Of the lines in the listing, how many include the string "document"? Write the number and nothing else.

====== GIVEN DATA

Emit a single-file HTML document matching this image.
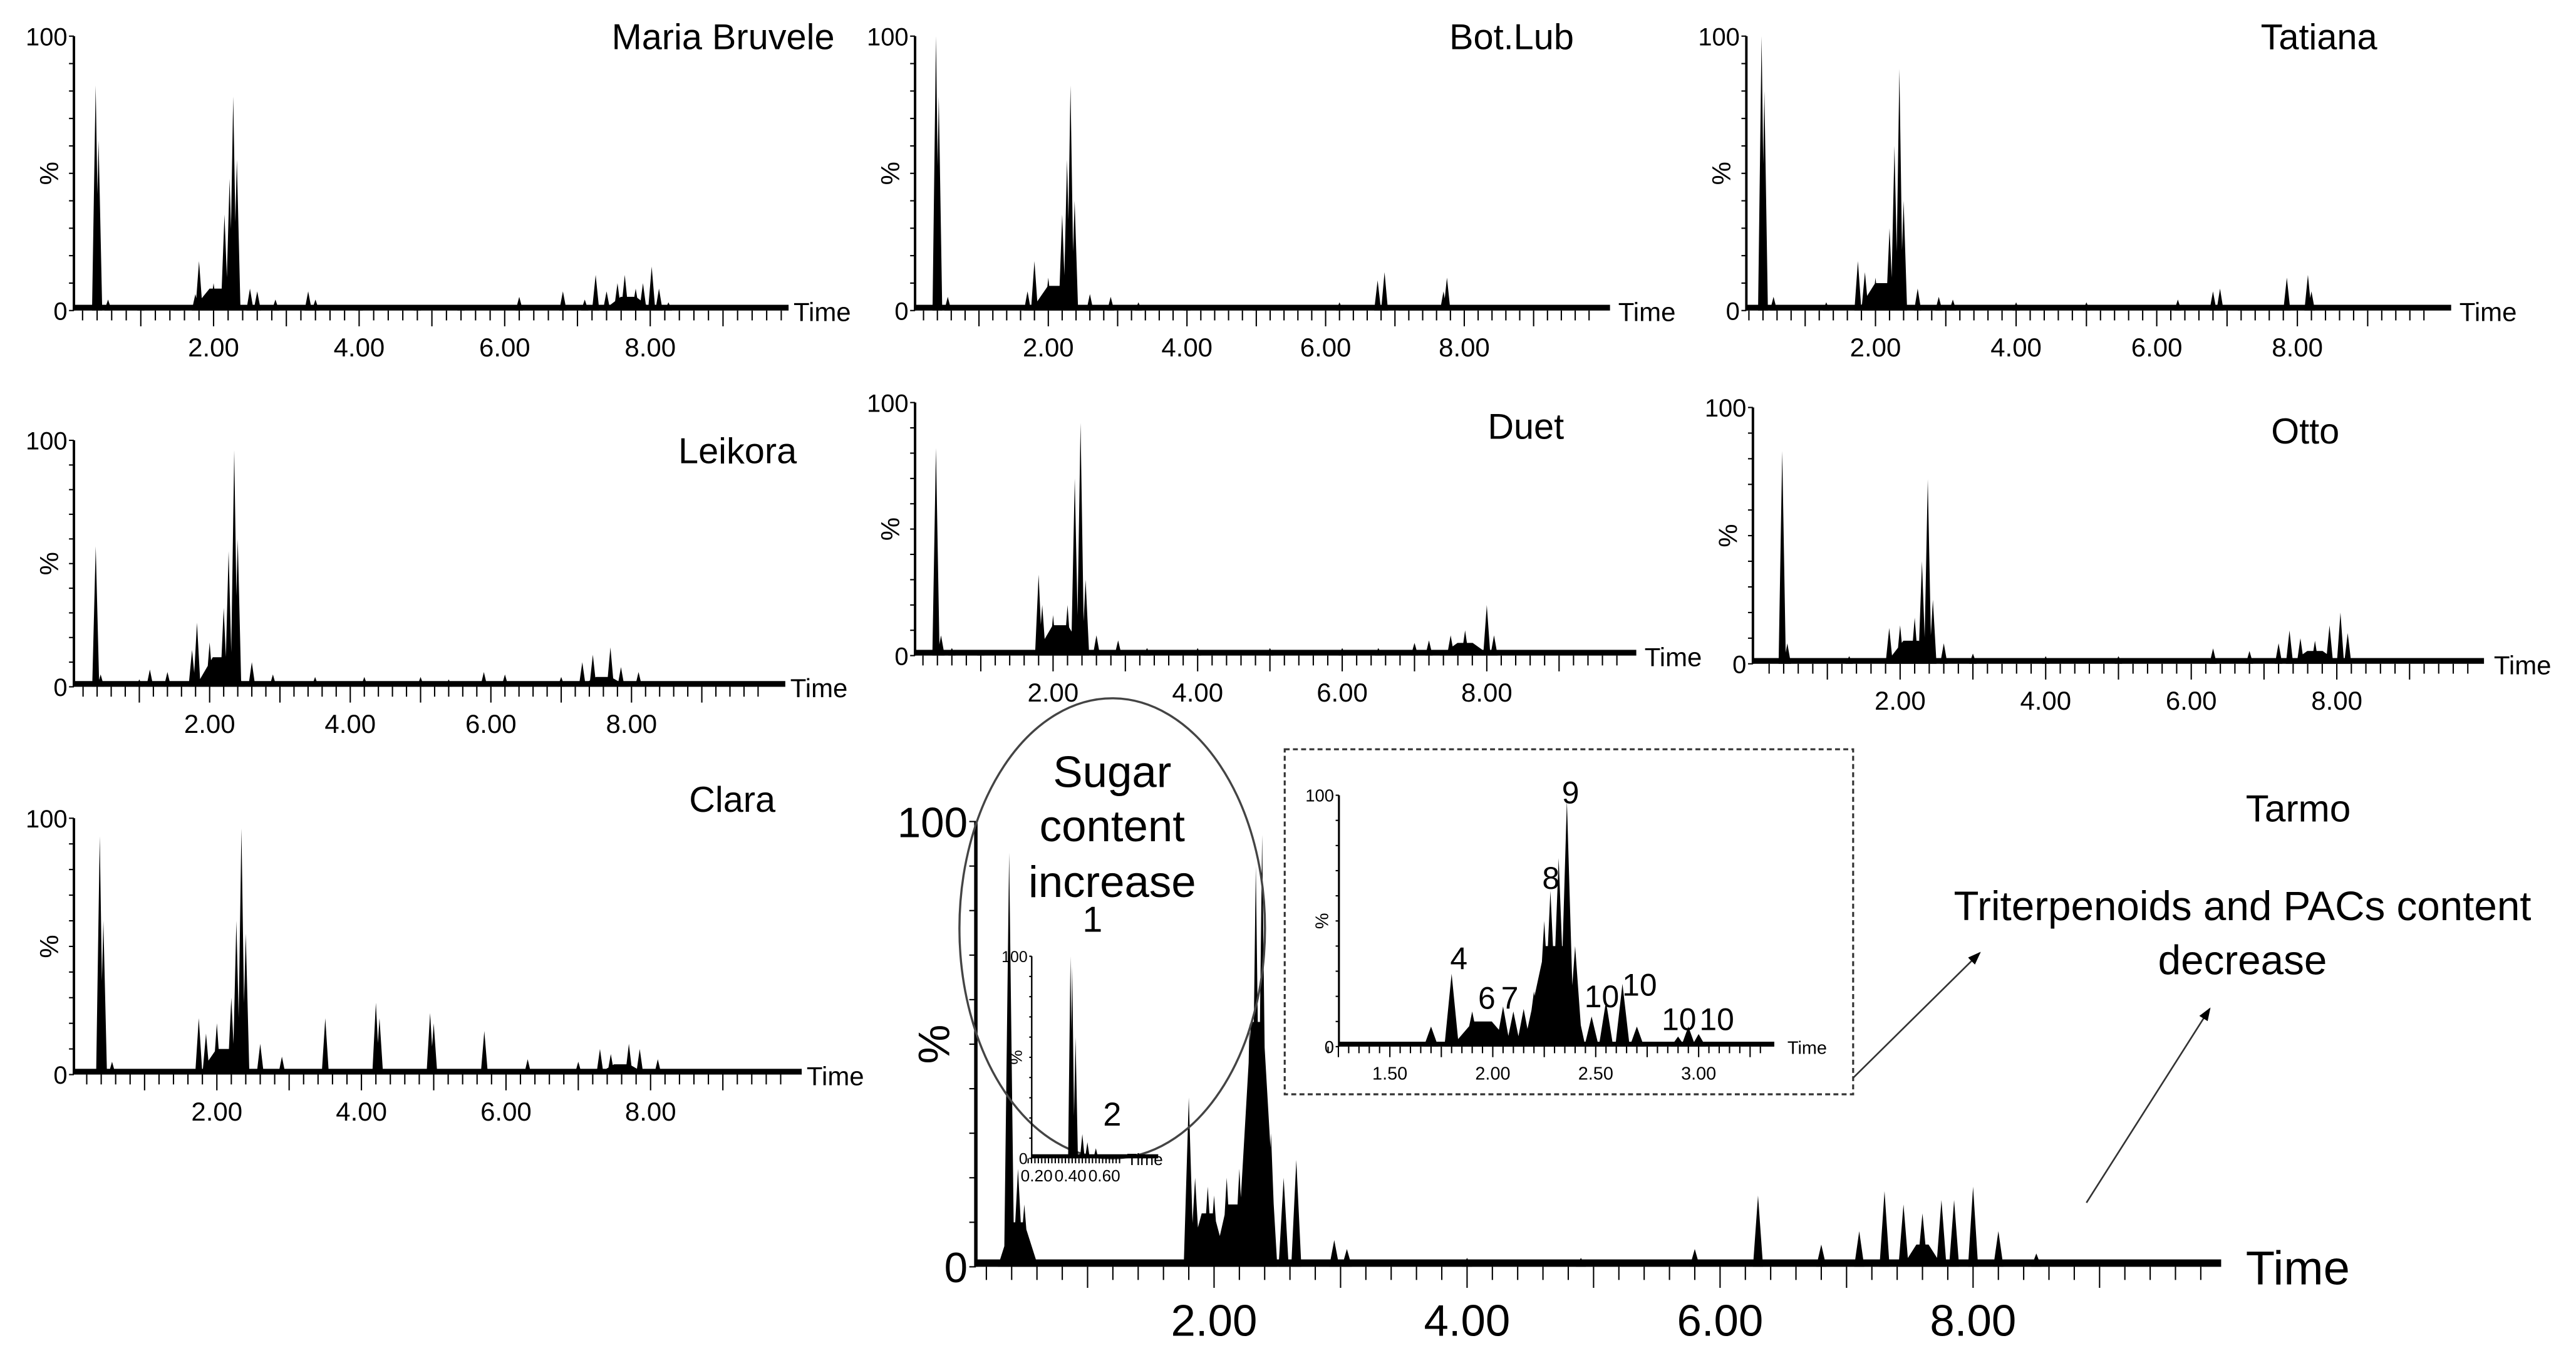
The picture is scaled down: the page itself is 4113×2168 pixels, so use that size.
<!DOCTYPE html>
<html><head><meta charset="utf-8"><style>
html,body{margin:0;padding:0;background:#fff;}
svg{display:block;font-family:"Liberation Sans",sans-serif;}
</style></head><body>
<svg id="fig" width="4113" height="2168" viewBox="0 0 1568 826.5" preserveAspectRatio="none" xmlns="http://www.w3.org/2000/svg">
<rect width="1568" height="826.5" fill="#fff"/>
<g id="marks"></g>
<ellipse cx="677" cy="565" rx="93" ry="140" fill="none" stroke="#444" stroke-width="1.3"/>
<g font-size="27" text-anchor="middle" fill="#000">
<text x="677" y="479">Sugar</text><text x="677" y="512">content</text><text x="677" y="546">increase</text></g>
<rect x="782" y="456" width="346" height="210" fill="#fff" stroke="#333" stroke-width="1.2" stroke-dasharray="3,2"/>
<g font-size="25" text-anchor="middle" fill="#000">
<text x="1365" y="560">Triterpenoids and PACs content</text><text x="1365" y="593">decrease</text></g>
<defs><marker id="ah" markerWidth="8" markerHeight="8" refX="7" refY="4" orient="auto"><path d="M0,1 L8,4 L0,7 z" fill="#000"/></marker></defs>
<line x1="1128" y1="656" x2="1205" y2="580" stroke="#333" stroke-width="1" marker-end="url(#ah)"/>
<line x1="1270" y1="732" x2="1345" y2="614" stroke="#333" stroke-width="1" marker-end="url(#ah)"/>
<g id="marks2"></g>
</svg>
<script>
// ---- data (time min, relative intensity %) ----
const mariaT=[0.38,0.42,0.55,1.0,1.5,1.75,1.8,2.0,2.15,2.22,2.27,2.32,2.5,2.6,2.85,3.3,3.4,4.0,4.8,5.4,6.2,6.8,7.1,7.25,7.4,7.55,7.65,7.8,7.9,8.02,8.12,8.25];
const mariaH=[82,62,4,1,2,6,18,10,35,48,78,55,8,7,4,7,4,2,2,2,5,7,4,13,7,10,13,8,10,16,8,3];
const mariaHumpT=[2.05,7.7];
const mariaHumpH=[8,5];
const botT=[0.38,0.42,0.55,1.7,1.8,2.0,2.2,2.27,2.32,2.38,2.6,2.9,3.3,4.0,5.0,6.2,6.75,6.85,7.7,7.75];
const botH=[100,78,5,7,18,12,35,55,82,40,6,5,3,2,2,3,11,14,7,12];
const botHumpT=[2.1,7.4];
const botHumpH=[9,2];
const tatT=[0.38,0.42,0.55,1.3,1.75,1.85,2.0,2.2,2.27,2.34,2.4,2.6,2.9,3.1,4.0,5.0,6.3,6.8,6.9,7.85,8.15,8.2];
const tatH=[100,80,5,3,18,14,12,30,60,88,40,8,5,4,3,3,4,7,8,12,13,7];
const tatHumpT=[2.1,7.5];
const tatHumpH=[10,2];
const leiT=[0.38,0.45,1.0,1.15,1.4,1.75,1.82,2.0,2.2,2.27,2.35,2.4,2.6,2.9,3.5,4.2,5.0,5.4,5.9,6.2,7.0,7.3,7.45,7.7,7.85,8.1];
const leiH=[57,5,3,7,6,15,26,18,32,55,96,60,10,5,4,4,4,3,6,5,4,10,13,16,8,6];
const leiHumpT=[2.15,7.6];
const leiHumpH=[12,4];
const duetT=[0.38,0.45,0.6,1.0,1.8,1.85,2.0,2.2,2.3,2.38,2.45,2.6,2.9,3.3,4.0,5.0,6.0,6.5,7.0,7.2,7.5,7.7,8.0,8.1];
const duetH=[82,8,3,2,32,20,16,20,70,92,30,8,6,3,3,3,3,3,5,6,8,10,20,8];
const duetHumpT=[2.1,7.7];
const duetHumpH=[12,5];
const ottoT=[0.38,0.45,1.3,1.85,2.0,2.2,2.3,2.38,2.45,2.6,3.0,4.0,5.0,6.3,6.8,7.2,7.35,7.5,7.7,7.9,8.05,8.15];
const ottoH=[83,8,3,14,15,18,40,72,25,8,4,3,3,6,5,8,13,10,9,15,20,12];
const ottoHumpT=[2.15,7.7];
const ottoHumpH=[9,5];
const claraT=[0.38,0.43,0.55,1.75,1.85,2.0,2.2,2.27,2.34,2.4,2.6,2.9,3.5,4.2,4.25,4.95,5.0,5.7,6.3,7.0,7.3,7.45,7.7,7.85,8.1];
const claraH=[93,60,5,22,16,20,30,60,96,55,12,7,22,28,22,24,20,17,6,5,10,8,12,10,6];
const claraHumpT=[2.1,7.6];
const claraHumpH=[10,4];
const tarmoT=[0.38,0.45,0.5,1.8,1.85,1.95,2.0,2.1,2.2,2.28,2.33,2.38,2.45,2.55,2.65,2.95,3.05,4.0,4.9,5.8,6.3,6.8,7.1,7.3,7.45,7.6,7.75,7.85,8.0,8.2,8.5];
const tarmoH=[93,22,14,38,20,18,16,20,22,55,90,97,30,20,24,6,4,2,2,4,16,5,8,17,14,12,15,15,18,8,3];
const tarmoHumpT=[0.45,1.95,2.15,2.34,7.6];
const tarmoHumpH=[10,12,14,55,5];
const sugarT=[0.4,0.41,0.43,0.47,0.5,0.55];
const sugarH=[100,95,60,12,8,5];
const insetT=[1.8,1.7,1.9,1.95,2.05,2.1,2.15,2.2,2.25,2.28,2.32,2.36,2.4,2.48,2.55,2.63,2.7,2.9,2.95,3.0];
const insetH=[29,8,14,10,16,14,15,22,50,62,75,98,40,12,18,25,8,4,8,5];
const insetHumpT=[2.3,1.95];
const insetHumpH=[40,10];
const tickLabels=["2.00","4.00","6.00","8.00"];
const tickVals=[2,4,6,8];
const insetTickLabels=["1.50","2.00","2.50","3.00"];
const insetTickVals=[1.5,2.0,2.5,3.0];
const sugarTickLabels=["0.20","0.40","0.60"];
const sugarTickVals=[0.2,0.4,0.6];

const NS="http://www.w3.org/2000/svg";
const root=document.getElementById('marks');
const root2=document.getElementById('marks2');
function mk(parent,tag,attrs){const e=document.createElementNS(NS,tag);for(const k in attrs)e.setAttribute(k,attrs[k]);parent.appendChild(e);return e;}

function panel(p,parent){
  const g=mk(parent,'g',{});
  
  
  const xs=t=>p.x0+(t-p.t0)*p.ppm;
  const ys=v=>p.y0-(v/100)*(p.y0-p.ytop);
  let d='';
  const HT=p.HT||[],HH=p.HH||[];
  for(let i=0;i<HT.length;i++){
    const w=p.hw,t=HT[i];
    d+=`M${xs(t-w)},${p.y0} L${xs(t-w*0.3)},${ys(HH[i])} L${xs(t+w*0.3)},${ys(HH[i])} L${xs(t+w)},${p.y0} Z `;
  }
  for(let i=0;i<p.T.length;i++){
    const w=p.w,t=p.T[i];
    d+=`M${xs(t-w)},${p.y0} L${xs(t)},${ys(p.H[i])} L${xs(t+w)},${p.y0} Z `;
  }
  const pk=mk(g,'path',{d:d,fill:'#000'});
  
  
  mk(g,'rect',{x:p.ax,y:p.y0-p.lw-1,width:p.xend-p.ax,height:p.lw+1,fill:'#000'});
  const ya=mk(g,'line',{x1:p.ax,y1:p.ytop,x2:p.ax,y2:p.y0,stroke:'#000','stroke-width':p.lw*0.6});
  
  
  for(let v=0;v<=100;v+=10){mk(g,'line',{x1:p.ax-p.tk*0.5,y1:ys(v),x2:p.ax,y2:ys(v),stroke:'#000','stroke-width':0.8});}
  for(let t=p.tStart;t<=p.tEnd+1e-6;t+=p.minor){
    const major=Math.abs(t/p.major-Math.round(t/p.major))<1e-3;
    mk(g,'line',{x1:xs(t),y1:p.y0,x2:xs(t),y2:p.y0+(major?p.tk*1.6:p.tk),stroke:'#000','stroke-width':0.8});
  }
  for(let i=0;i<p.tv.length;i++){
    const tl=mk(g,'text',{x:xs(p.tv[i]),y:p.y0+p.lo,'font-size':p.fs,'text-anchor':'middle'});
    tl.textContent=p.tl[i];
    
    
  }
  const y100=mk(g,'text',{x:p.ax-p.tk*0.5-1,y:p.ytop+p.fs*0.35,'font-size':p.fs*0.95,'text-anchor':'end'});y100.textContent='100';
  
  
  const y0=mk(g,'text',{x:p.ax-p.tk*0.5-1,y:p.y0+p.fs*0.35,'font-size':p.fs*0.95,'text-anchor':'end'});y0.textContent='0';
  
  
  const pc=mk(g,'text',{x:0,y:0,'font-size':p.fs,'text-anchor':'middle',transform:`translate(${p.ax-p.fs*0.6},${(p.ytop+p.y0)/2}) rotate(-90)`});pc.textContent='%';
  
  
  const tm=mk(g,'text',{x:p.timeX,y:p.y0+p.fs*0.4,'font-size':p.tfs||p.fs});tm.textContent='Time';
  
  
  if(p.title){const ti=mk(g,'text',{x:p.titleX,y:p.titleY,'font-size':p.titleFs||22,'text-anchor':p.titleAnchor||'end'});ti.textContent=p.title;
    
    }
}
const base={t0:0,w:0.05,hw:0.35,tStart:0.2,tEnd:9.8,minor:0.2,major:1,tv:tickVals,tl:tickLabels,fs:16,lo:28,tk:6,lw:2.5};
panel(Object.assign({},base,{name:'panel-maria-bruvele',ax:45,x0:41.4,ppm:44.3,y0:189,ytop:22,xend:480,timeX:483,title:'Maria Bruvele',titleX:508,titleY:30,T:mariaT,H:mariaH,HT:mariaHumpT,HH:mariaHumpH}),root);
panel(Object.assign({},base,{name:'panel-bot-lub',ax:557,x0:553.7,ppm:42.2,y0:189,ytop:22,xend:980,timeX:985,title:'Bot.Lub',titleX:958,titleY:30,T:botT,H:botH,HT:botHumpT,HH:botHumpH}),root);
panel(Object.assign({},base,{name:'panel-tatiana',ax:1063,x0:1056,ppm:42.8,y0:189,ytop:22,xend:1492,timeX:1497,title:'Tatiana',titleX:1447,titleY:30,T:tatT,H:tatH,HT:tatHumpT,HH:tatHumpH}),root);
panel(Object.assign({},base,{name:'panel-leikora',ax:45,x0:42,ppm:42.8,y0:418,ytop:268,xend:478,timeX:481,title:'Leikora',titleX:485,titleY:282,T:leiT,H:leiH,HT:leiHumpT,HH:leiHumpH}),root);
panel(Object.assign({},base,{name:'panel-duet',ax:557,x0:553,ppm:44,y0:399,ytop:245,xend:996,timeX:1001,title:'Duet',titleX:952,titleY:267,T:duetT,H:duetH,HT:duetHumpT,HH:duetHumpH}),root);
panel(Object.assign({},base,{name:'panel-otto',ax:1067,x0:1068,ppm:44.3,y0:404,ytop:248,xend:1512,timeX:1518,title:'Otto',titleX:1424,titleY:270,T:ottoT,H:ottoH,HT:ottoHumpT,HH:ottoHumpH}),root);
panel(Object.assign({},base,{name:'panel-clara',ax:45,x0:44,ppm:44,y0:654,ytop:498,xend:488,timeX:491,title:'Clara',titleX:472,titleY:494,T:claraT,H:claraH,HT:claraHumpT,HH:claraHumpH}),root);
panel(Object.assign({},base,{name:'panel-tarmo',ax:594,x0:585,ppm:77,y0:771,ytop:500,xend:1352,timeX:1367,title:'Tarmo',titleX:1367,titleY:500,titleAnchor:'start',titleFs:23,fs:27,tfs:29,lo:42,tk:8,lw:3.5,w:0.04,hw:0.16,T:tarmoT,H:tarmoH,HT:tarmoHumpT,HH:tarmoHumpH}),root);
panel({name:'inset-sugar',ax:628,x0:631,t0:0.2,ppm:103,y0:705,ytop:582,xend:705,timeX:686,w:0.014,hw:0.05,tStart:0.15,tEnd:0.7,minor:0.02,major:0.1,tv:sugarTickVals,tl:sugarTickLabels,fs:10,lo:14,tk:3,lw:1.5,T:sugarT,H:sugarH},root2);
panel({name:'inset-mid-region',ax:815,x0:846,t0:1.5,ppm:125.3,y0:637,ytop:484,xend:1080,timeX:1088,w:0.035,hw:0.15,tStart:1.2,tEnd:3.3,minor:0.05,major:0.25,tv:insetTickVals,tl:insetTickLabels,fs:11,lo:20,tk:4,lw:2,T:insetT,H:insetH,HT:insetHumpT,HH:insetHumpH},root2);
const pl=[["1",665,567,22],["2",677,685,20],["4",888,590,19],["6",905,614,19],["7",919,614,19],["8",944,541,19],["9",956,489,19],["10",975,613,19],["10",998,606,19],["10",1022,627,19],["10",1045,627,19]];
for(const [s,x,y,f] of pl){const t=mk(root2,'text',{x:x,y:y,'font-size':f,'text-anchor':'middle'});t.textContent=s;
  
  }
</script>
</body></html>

============

THE RESPONSE –
4